WHAT THE EXERCISE ASKS: Your job is to return the lines between the line holding "Emit a Python" and the line holding "16.2, 'monopile', fontsize=15, va='center', ha='left')", inclusive, exactly and with no pictures.

— Start of MATERIAL FOR THIS EXERCISE —

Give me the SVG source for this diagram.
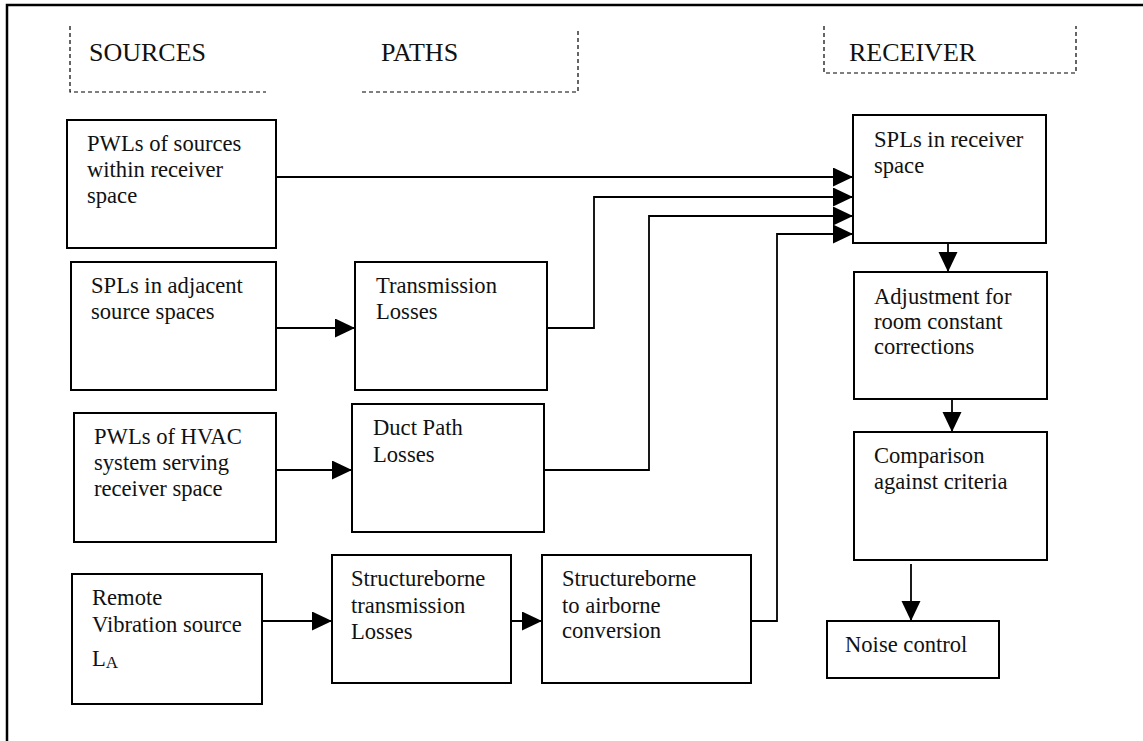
<svg xmlns="http://www.w3.org/2000/svg" width="1143" height="741" viewBox="0 0 1143 741">
  <style>
    .box { fill: #ffffff; stroke: #000000; stroke-width: 2; }
    .lbl { font-family: "Liberation Serif", "Times New Roman", serif; font-size: 22.6px; fill: #111111; }
    .hdr { font-family: "Liberation Serif", "Times New Roman", serif; font-size: 26px; fill: #111111; }
    .sub { font-size: 17px; }
    .dash { fill: none; stroke: #000000; stroke-width: 1.2; stroke-dasharray: 4 3; }
    .arrow { fill: none; stroke: #000000; stroke-width: 1.8; marker-end: url(#head); }
  </style>
  <defs>
    <marker id="head" markerUnits="userSpaceOnUse" markerWidth="21" markerHeight="20" refX="20" refY="9.5" orient="auto">
      <path d="M0,0 L20,9.5 L0,19 Z" fill="#000000"/>
    </marker>
  </defs>

  <rect width="1143" height="741" fill="#ffffff"/>

  <!-- outer frame (open to the right and bottom) -->
  <path d="M7,741 V5 H1143" fill="none" stroke="#000000" stroke-width="2.5"/>

  <!-- column headings -->
  <g id="hdr-sources">
    <path class="dash" d="M70,26 V92 H266"/>
    <text class="hdr" x="89" y="61">SOURCES</text>
  </g>
  <g id="hdr-paths">
    <path class="dash" d="M362,92 H578 V28"/>
    <text class="hdr" x="381" y="61">PATHS</text>
  </g>
  <g id="hdr-receiver">
    <path class="dash" d="M824,26 V73 H1076 V26"/>
    <text class="hdr" x="849" y="61">RECEIVER</text>
  </g>

  <!-- connectors -->
  <g id="connectors">
    <path class="arrow" d="M276,177 H853"/>
    <path class="arrow" d="M545,328 H594 V197 H853"/>
    <path class="arrow" d="M542,470 H649 V216 H853"/>
    <path class="arrow" d="M749,621 H777 V234 H853"/>
    <path class="arrow" d="M276,328 H355"/>
    <path class="arrow" d="M276,470 H352"/>
    <path class="arrow" d="M262,621 H332"/>
    <path class="arrow" d="M509,621 H542"/>
    <path class="arrow" d="M948,243 V272"/>
    <path class="arrow" d="M952,394 V432"/>
    <path class="arrow" d="M911,564 V621"/>
  </g>

  <!-- sources -->
  <g id="src-within">
    <rect class="box" x="67" y="120" width="209" height="128"/>
    <text class="lbl" x="87" y="151">PWLs of sources</text>
    <text class="lbl" x="87" y="177">within receiver</text>
    <text class="lbl" x="87" y="203">space</text>
  </g>
  <g id="src-adjacent">
    <rect class="box" x="71" y="262" width="205" height="128"/>
    <text class="lbl" x="91" y="293">SPLs in adjacent</text>
    <text class="lbl" x="91" y="319">source spaces</text>
  </g>
  <g id="src-hvac">
    <rect class="box" x="74" y="413" width="202" height="129"/>
    <text class="lbl" x="94" y="444">PWLs of HVAC</text>
    <text class="lbl" x="94" y="470">system serving</text>
    <text class="lbl" x="94" y="496">receiver space</text>
  </g>
  <g id="src-vibration">
    <rect class="box" x="72" y="574" width="190" height="130"/>
    <text class="lbl" x="92" y="605">Remote</text>
    <text class="lbl" x="92" y="632">Vibration source</text>
    <text class="lbl" x="92" y="666">L<tspan class="sub" dy="2">A</tspan></text>
  </g>

  <!-- paths -->
  <g id="path-transmission">
    <rect class="box" x="355" y="262" width="192" height="128"/>
    <text class="lbl" x="376" y="293">Transmission</text>
    <text class="lbl" x="376" y="319">Losses</text>
  </g>
  <g id="path-duct">
    <rect class="box" x="352" y="404" width="192" height="128"/>
    <text class="lbl" x="373" y="435">Duct Path</text>
    <text class="lbl" x="373" y="462">Losses</text>
  </g>
  <g id="path-structure">
    <rect class="box" x="332" y="555" width="179" height="128"/>
    <text class="lbl" x="351" y="586">Structureborne</text>
    <text class="lbl" x="351" y="613">transmission</text>
    <text class="lbl" x="351" y="639">Losses</text>
  </g>
  <g id="path-conversion">
    <rect class="box" x="542" y="555" width="209" height="128"/>
    <text class="lbl" x="562" y="586">Structureborne</text>
    <text class="lbl" x="562" y="613">to airborne</text>
    <text class="lbl" x="562" y="638">conversion</text>
  </g>

  <!-- receiver -->
  <g id="rcv-spl">
    <rect class="box" x="853" y="115" width="193" height="128"/>
    <text class="lbl" x="874" y="147">SPLs in receiver</text>
    <text class="lbl" x="874" y="173">space</text>
  </g>
  <g id="rcv-adjust">
    <rect class="box" x="854" y="272" width="193" height="127"/>
    <text class="lbl" x="874" y="304">Adjustment for</text>
    <text class="lbl" x="874" y="329">room constant</text>
    <text class="lbl" x="874" y="354">corrections</text>
  </g>
  <g id="rcv-compare">
    <rect class="box" x="854" y="432" width="193" height="128"/>
    <text class="lbl" x="874" y="463">Comparison</text>
    <text class="lbl" x="874" y="489">against criteria</text>
  </g>
  <g id="rcv-noise">
    <rect class="box" x="827" y="621" width="172" height="57"/>
    <text class="lbl" x="845" y="652">Noise control</text>
  </g>
</svg>
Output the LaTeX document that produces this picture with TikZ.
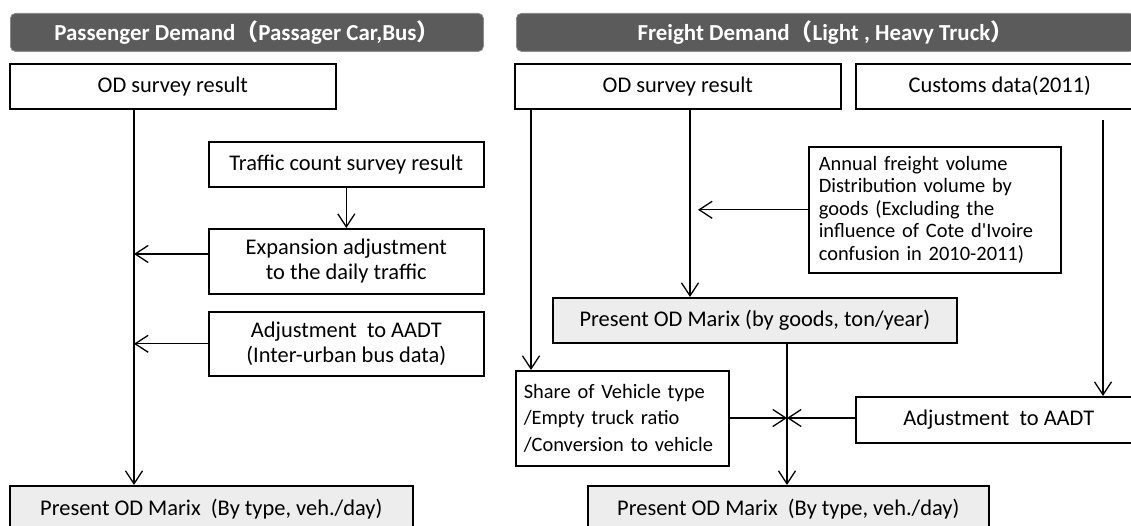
\documentclass[tikz,border=0pt]{standalone}
\usepackage{fontspec}
\setmainfont{Carlito}
\newfontfamily\cjk{Noto Sans CJK SC}
\usetikzlibrary{arrows.meta}
\definecolor{hdrgray}{HTML}{5B5B5B}
\definecolor{resgray}{HTML}{EDEDED}
\newcommand\bxfont{\fontsize{22.5}{25}\selectfont}
\newcommand\smfont{\fontsize{20.5}{22.6}\selectfont}
\newcommand\shfont{\fontsize{20.5}{26.7}\selectfont}
\newcommand\hdfont{\fontsize{23}{26}\selectfont\bfseries}
\tikzset{
  hdr/.style={fill=hdrgray, draw=hdrgray!70!white, line width=0.8bp, rounded corners=5bp,
    text=white, font=\hdfont, anchor=north west, inner sep=0pt},
  box/.style={draw, line width=1.6bp, fill=white, anchor=north west, inner sep=0pt,
    align=center, font=\bxfont},
  resbox/.style={box, fill=resgray},
  notebox/.style={draw, line width=1.6bp, fill=white, anchor=north west, inner xsep=10bp,
    inner ysep=0pt, align=left},
  arr/.style={line width=1.3bp, -{Straight Barb[length=13bp,width=17bp,line width=1.3bp]}},
  ln/.style={line width=1.3bp}
}
\begin{document}
\begin{tikzpicture}[x=1bp, y=-1bp]
\useasboundingbox (0,0) rectangle (1131,526);
\begin{scope}
\clip (0,0) rectangle (1131,526);

% ---------- passenger demand ----------
\node[hdr, minimum width=473bp, minimum height=38bp] (hp) at (10,13)
  {Passenger Demand{\cjk （}Passager Car,Bus{\cjk ）}};
\node[box, minimum width=326bp, minimum height=45bp] (od1) at (9,63) {OD survey result};
\node[box, minimum width=275bp, minimum height=45bp] (traf) at (208,141) {Traffic count survey result};
\node[box, minimum width=275bp, minimum height=65bp] (exp) at (208,228)
  {Expansion adjustment\\to the daily traffic};
\node[box, minimum width=275bp, minimum height=64bp] (aadt1) at (208,311)
  {Adjustment\ \ to AADT\\(Inter-urban bus data)};
\node[resbox, minimum width=403bp, minimum height=46bp] (res1) at (9,485)
  {Present OD Marix\ \ (By type, veh./day)};

\coordinate (l1) at (134,0);
\coordinate (e1) at (134,254);
\draw[arr] (od1.south -| l1) -- (res1.north -| l1);
\draw[arr] (traf.south) -- (exp.north);
\draw[arr] (exp.west |- e1) -- (e1);
\draw[arr] (aadt1.west) -- (aadt1.west -| l1);

% ---------- freight demand ----------
\node[hdr, minimum width=618bp, minimum height=38bp] (hf) at (516,13)
  {Freight Demand{\cjk （}Light , Heavy Truck{\cjk ）}};
\node[box, minimum width=326bp, minimum height=45bp] (od2) at (514,63) {OD survey result};
\node[box, minimum width=288bp, minimum height=45bp] (cust) at (855,63) {Customs data(2011)};
\node[notebox, minimum width=252bp, minimum height=126bp, text width=232bp, font=\smfont]
  (ann) at (808,146)
  {Annual freight volume\\Distribution volume by\\goods (Excluding the\\influence of Cote d\textquotesingle Ivoire\\confusion in 2010-2011)};
\node[resbox, minimum width=404bp, minimum height=45bp] (goods) at (552,297)
  {Present OD Marix (by goods, ton/year)};
\node[notebox, minimum width=213bp, minimum height=95bp, text width=197bp, inner xsep=8bp, font=\shfont]
  (share) at (515,370)
  {Share of Vehicle type\\/Empty truck ratio\\/Conversion to vehicle};
\node[box, minimum width=286bp, minimum height=46bp] (aadt2) at (855,396) {Adjustment\ \ to AADT};
\node[resbox, minimum width=401bp, minimum height=46bp] (res2) at (587,485)
  {Present OD Marix\ \ (By type, veh./day)};

\coordinate (l2) at (531,0);
\coordinate (m2) at (690,0);
\coordinate (m2t) at (698,0);
\coordinate (c3) at (1103,0);
\coordinate (cs) at (1103,120);
\coordinate (xc) at (787,418);
\draw[arr] (od2.south -| l2) -- (share.north -| l2);
\draw[arr] (od2.south -| m2) -- (goods.north -| m2);
\draw[arr] (ann.west) -- (ann.west -| m2t);
\draw[arr] (cs) -- (aadt2.north -| c3);
\draw[arr] (goods.south -| xc) -- (res2.north -| xc);
\draw[arr] (share.east |- xc) -- (xc);
\draw[arr] (aadt2.west |- xc) -- (xc);
\end{scope}
\end{tikzpicture}
\end{document}
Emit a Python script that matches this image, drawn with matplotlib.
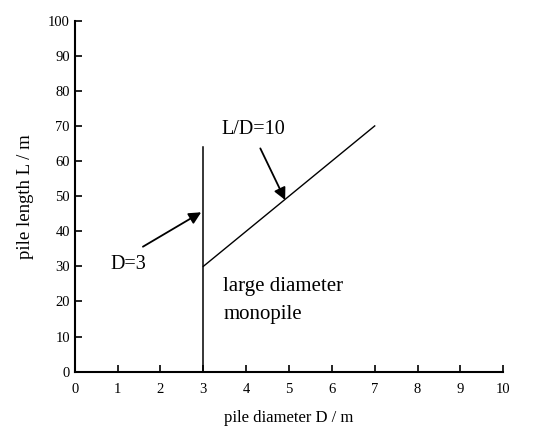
import matplotlib.pyplot as plt

plt.rcParams['font.family'] = ['Liberation Serif', 'DejaVu Serif']

# boundary lines
d3_x = [3, 3]
d3_y = [0, 64]
ld10_x = [3, 7]
ld10_y = [30, 70]

x_ticks = list(range(0, 11))
y_ticks = list(range(0, 101, 10))

fig = plt.figure(figsize=(5.5, 4.38), dpi=100)
ax = fig.add_axes([0.136, 0.1514, 0.779, 0.8016])

ax.plot(d3_x, d3_y, color='black', lw=1.1)
ax.plot(ld10_x, ld10_y, color='black', lw=1.0)

arrow = dict(arrowstyle='-|>', color='black', lw=1.3, mutation_scale=18,
             shrinkA=0, shrinkB=0)
ax.annotate('', xy=(2.95, 45.4), xytext=(1.59, 35.6), arrowprops=arrow)
ax.annotate('', xy=(4.91, 48.9), xytext=(4.33, 63.6), arrowprops=arrow)

ax.text(0.83, 30.4, 'D=3', fontsize=14.5, va='center', ha='left')
ax.text(3.42, 68.9, 'L/D=10', fontsize=14.5, va='center', ha='left')
ax.text(3.47, 24.2, 'large diameter', fontsize=15, va='center', ha='left')
ax.text(3.47, 16.2, 'monopile', fontsize=15, va='center', ha='left')

ax.set_xlim(0, 10)
ax.set_ylim(0, 100)
ax.set_xticks(x_ticks)
ax.set_yticks(y_ticks)
ax.tick_params(direction='in', length=5, width=1.2, labelsize=10.5)
ax.tick_params(axis='x', pad=8)
ax.spines['top'].set_visible(False)
ax.spines['right'].set_visible(False)
ax.spines['left'].set_linewidth(1.5)
ax.spines['bottom'].set_linewidth(1.5)

ax.set_xlabel('pile diameter D / m', fontsize=12, labelpad=10)
ax.set_ylabel('pile length L / m', fontsize=13.5, labelpad=10)

fig.savefig('out.png', dpi=100)
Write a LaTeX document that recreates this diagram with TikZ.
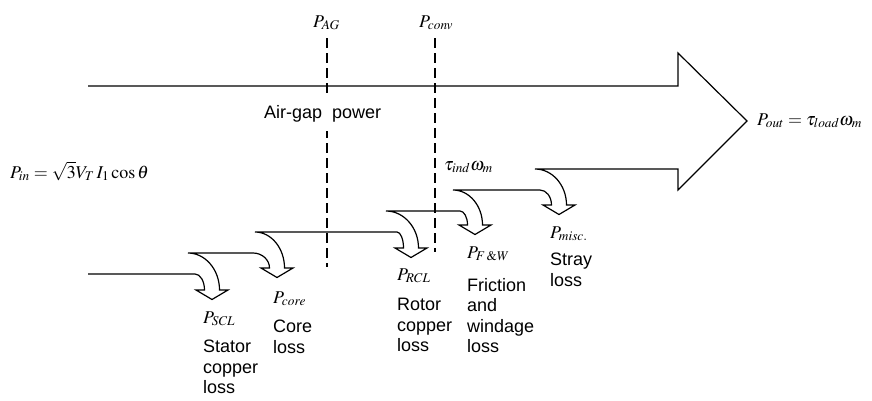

— End of MATERIAL FOR THIS EXERCISE —

RESPONSE:
Emit a Python script that matches this image, drawn with matplotlib.
import matplotlib.pyplot as plt

plt.rcParams['font.family'] = ['Liberation Serif', 'DejaVu Serif']

# boundary lines
d3_x = [3, 3]
d3_y = [0, 64]
ld10_x = [3, 7]
ld10_y = [30, 70]

x_ticks = list(range(0, 11))
y_ticks = list(range(0, 101, 10))

fig = plt.figure(figsize=(5.5, 4.38), dpi=100)
ax = fig.add_axes([0.136, 0.1514, 0.779, 0.8016])

ax.plot(d3_x, d3_y, color='black', lw=1.1)
ax.plot(ld10_x, ld10_y, color='black', lw=1.0)

arrow = dict(arrowstyle='-|>', color='black', lw=1.3, mutation_scale=18,
             shrinkA=0, shrinkB=0)
ax.annotate('', xy=(2.95, 45.4), xytext=(1.59, 35.6), arrowprops=arrow)
ax.annotate('', xy=(4.91, 48.9), xytext=(4.33, 63.6), arrowprops=arrow)

ax.text(0.83, 30.4, 'D=3', fontsize=14.5, va='center', ha='left')
ax.text(3.42, 68.9, 'L/D=10', fontsize=14.5, va='center', ha='left')
ax.text(3.47, 24.2, 'large diameter', fontsize=15, va='center', ha='left')
ax.text(3.47, 16.2, 'monopile', fontsize=15, va='center', ha='left')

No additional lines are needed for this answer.